Michael Ruse (2005) The Evolution-Creation Struggle.

a review by Gert Korthof 3 Jul 2005

"Why do so many people continue to find evolutionary thinking offensive and threatening? Why is it that we have today two violently opposing camps?" How can a theory that seems to one group of people so well confirmed be so unacceptable to another group of people? This is not history just for history's sake. It has a purpose: to show where we are today and why."

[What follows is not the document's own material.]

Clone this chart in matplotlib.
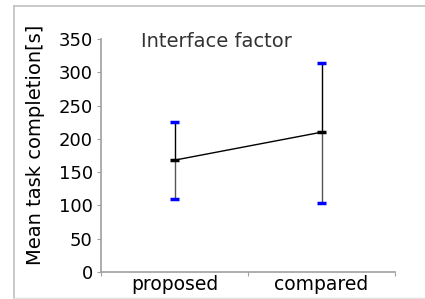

"In fact, so strong is my conviction that the evolutionists are right and the creationists are wrong about the origins of life's diversity that I am going to take that as given in this discussion."
However, "at the most basic level, the clash between evolutionists and creationists is a clash between two rival metaphysical world pictures."
Ruse makes an important distinction between evolution and evolutionism. Evolution is a scientific theory for professional scientists. Evolutionism is a 'secular religion' aimed at the public. Ruse defines 'religion' as a world picture, providing origins, a place for humans, a guide to action, and a meaning to life (p.122). Evolutionism offered its own world picture, its own story of origins and a special place for humans in the scheme of things (p.122). In that sense creationism and evolutionism are competitors for the best worldview. The worldpicture is metaphysical because it defines what is real and unreal. In Evolutionism only nature is real and the supernatural is unreal; in Creationism the supernatural is real. Ruse: "I do not see creationism vanishing any time soon".